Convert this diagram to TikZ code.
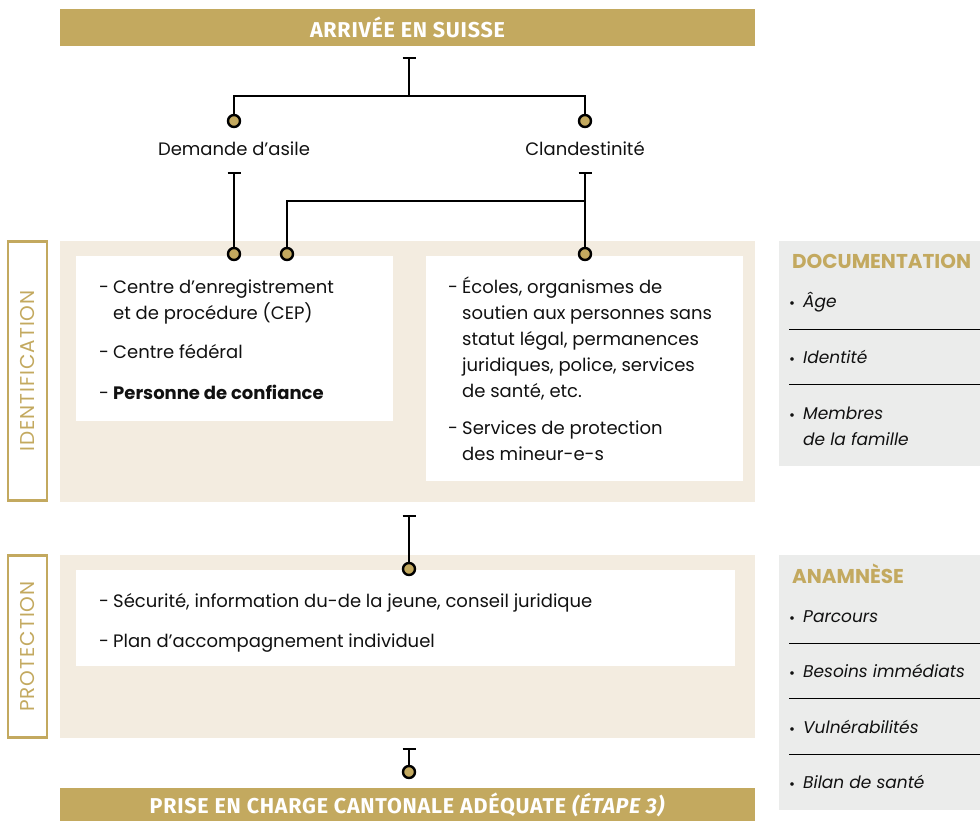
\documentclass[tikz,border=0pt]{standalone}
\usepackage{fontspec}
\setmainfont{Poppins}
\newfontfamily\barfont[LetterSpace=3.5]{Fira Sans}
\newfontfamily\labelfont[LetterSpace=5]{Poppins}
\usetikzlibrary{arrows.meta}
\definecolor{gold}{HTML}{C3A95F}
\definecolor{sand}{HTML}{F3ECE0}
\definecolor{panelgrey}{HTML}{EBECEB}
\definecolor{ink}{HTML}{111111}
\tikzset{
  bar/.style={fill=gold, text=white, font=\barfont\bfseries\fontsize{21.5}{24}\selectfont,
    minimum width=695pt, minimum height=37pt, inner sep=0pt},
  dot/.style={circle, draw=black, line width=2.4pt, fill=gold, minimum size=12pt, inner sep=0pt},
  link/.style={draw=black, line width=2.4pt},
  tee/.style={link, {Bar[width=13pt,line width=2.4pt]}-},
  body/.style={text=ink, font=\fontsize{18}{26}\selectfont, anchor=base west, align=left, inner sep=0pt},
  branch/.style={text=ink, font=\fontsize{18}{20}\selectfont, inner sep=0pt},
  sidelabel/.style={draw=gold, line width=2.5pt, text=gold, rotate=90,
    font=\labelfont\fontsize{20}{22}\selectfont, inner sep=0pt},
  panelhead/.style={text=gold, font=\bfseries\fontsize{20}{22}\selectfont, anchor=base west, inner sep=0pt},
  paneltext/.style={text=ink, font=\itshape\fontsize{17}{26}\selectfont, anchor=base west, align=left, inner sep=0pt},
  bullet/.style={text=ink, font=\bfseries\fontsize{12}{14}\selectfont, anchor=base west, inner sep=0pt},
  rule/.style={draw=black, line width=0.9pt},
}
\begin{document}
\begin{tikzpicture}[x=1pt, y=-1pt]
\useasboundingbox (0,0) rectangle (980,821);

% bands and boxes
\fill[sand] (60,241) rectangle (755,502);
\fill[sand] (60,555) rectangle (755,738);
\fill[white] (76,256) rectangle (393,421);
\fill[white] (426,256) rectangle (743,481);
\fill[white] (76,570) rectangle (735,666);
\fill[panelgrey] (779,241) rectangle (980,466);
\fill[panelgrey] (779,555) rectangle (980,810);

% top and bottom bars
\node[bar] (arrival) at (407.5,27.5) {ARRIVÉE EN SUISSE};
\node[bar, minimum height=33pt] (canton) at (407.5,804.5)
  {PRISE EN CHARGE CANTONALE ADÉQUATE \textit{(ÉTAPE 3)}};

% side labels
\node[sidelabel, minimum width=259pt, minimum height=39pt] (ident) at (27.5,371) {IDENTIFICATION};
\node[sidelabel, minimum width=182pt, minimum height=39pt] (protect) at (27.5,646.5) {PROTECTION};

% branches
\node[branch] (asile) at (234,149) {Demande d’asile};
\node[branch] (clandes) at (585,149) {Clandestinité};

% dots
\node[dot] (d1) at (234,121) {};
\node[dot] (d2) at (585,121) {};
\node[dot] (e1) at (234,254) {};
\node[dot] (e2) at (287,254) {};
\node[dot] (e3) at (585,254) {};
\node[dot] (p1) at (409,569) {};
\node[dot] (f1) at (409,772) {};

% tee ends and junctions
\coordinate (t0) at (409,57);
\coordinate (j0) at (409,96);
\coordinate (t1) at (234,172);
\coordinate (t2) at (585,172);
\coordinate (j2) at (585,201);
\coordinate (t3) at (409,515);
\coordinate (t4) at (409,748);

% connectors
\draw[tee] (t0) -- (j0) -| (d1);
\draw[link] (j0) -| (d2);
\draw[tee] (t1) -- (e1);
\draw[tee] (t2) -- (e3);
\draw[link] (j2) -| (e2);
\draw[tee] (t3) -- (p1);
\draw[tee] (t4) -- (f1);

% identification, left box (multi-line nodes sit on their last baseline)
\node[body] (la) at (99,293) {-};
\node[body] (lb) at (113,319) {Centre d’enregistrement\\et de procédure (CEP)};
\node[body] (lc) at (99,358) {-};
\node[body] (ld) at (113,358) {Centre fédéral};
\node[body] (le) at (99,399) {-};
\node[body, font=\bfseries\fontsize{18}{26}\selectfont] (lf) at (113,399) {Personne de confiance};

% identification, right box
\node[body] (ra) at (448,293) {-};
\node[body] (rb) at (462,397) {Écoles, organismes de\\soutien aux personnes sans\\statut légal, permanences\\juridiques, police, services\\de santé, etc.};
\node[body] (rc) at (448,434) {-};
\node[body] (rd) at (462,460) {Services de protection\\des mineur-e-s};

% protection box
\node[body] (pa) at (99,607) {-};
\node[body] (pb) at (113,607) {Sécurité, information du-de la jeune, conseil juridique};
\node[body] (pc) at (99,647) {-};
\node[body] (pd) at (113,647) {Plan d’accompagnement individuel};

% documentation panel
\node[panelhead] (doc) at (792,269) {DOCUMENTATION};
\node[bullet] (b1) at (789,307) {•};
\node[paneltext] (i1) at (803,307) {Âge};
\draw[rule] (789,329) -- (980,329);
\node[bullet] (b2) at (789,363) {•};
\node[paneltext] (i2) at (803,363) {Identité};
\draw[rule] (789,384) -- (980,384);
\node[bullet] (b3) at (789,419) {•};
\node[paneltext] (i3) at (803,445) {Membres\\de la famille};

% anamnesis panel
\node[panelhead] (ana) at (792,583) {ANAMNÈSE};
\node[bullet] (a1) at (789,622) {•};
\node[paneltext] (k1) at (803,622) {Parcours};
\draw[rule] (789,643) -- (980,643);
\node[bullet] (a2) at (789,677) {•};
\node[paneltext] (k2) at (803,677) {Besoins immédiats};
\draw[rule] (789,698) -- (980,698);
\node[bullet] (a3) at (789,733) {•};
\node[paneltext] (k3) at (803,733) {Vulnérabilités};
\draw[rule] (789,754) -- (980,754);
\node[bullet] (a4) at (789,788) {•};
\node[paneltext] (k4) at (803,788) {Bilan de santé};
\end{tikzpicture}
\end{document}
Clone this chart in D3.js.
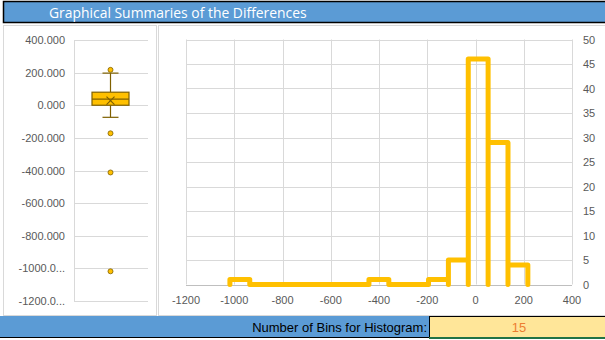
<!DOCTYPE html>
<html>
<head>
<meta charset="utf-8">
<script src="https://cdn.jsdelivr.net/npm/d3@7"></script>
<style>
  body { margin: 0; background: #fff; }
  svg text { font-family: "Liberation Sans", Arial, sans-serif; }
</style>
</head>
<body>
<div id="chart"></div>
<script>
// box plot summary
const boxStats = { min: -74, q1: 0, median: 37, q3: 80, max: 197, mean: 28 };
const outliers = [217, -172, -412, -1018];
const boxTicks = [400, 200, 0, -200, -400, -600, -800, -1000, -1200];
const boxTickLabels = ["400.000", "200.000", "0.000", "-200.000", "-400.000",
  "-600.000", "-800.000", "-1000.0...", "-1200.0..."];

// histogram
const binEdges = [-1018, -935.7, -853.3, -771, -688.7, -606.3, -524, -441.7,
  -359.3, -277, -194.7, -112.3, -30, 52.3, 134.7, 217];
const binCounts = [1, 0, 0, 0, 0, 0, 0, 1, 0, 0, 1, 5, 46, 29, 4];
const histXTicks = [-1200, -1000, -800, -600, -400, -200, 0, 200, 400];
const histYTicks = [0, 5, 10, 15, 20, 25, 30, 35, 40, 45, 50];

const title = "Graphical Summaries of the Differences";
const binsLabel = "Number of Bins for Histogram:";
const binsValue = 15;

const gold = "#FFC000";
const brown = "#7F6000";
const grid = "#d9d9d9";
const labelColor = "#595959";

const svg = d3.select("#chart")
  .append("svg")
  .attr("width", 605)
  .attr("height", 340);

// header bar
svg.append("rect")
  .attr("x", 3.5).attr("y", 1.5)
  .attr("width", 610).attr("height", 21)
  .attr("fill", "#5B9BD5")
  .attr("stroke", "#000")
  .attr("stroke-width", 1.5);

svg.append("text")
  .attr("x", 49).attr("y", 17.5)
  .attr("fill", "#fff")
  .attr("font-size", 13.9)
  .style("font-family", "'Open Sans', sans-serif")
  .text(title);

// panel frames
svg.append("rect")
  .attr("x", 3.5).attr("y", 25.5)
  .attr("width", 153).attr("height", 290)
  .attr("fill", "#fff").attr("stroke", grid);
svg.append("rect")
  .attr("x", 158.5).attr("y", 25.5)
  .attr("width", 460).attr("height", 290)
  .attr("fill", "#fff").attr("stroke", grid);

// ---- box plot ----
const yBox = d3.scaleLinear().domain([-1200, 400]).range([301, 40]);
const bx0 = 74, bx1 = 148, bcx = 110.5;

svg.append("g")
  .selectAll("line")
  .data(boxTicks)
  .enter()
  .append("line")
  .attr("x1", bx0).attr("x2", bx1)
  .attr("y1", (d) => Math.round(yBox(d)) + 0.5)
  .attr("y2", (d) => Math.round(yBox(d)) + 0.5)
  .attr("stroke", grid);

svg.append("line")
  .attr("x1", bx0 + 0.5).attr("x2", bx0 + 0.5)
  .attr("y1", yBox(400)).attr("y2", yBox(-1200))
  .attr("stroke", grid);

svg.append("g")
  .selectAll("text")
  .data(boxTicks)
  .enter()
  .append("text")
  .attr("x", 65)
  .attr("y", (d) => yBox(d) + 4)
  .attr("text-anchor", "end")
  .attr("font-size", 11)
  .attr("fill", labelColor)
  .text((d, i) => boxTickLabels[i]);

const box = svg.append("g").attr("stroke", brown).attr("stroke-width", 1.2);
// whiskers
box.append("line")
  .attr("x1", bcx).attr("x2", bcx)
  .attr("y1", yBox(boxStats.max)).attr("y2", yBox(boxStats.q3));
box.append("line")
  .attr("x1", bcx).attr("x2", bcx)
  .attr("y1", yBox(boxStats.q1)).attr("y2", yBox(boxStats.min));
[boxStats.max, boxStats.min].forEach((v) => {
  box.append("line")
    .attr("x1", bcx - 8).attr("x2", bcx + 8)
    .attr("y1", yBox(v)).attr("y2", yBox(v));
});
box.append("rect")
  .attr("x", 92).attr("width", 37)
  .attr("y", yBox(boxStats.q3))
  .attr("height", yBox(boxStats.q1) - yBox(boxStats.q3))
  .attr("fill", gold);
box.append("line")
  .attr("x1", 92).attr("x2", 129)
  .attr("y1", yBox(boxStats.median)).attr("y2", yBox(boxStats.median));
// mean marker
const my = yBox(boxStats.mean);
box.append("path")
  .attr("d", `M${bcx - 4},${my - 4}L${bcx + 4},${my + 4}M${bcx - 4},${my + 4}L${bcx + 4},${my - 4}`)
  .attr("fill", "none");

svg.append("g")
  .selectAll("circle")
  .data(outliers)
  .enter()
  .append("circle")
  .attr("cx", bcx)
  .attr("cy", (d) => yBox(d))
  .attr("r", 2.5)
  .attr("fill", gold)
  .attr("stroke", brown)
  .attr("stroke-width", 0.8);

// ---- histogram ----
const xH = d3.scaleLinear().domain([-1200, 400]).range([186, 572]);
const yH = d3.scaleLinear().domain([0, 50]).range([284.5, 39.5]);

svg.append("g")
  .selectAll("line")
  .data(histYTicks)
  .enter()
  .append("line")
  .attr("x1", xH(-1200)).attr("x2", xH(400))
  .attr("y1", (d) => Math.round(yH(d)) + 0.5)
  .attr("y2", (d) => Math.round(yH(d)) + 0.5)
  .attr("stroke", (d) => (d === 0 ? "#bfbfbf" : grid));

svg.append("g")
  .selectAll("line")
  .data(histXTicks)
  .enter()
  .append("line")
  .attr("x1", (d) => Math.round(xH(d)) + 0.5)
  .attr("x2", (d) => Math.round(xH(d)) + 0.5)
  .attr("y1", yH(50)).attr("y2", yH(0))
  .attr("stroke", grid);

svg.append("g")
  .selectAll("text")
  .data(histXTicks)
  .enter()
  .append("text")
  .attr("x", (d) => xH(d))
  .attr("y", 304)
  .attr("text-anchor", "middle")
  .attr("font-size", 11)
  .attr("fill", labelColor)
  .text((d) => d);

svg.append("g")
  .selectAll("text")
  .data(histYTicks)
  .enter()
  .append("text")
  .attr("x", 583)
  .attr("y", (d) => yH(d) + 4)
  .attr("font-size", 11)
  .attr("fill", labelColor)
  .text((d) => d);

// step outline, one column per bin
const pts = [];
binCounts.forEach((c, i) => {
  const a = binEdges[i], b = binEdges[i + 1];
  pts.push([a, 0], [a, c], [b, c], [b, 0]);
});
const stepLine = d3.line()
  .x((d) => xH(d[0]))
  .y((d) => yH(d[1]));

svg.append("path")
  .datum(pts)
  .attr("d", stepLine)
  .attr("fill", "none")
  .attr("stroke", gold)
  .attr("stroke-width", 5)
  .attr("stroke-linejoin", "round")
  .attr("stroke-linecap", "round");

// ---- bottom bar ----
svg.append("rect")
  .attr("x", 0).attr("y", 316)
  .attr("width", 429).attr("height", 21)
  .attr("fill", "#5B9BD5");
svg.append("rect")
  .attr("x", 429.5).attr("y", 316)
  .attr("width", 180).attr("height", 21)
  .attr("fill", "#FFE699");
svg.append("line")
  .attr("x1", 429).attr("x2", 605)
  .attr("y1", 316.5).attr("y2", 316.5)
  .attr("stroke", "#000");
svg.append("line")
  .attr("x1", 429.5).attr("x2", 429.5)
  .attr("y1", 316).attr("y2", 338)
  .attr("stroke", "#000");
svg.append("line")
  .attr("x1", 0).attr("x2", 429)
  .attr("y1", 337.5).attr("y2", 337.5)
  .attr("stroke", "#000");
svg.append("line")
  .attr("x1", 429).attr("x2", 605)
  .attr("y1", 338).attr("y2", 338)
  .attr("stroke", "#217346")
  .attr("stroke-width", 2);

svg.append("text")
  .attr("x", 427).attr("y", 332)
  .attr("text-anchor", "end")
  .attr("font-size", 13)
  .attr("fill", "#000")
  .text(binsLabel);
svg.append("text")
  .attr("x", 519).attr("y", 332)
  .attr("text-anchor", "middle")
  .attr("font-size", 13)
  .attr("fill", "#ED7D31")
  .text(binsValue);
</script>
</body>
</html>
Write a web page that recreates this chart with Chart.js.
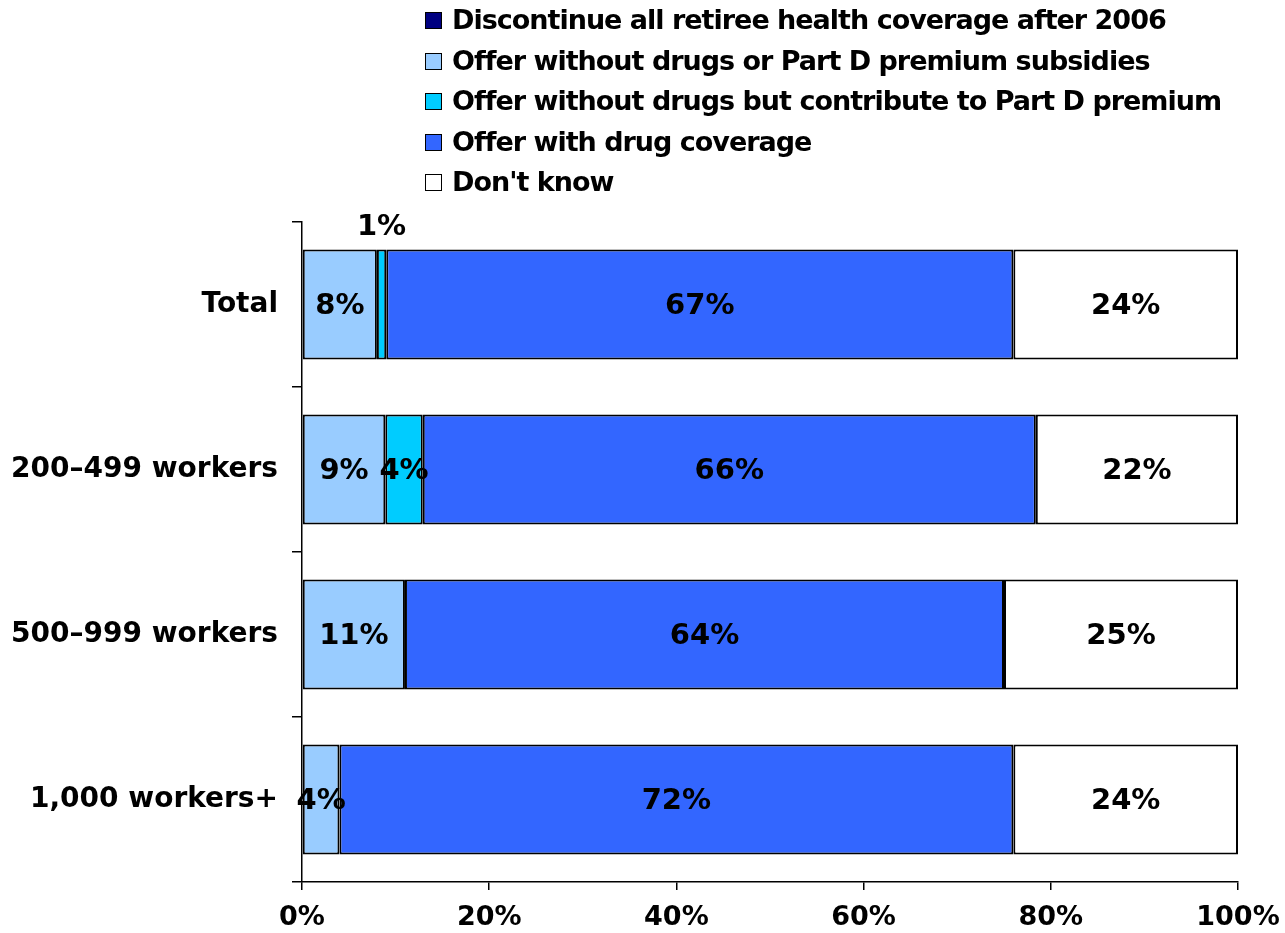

• [Task requirements] The lines you need run from the one containing "Clone this chart in D3.js." down to the one containing "40, 45, 50];"; print them exactly, both ends included, and leave out pictures.

• [Result below]
Clone this chart in D3.js.
<!DOCTYPE html>
<html>
<head>
<meta charset="utf-8">
<script src="https://cdn.jsdelivr.net/npm/d3@7"></script>
<style>
  body { margin: 0; background: #fff; }
  svg text { font-family: "Liberation Sans", Arial, sans-serif; }
</style>
</head>
<body>
<div id="chart"></div>
<script>
// box plot summary
const boxStats = { min: -74, q1: 0, median: 37, q3: 80, max: 197, mean: 28 };
const outliers = [217, -172, -412, -1018];
const boxTicks = [400, 200, 0, -200, -400, -600, -800, -1000, -1200];
const boxTickLabels = ["400.000", "200.000", "0.000", "-200.000", "-400.000",
  "-600.000", "-800.000", "-1000.0...", "-1200.0..."];

// histogram
const binEdges = [-1018, -935.7, -853.3, -771, -688.7, -606.3, -524, -441.7,
  -359.3, -277, -194.7, -112.3, -30, 52.3, 134.7, 217];
const binCounts = [1, 0, 0, 0, 0, 0, 0, 1, 0, 0, 1, 5, 46, 29, 4];
const histXTicks = [-1200, -1000, -800, -600, -400, -200, 0, 200, 400];
const histYTicks = [0, 5, 10, 15, 20, 25, 30, 35, 40, 45, 50];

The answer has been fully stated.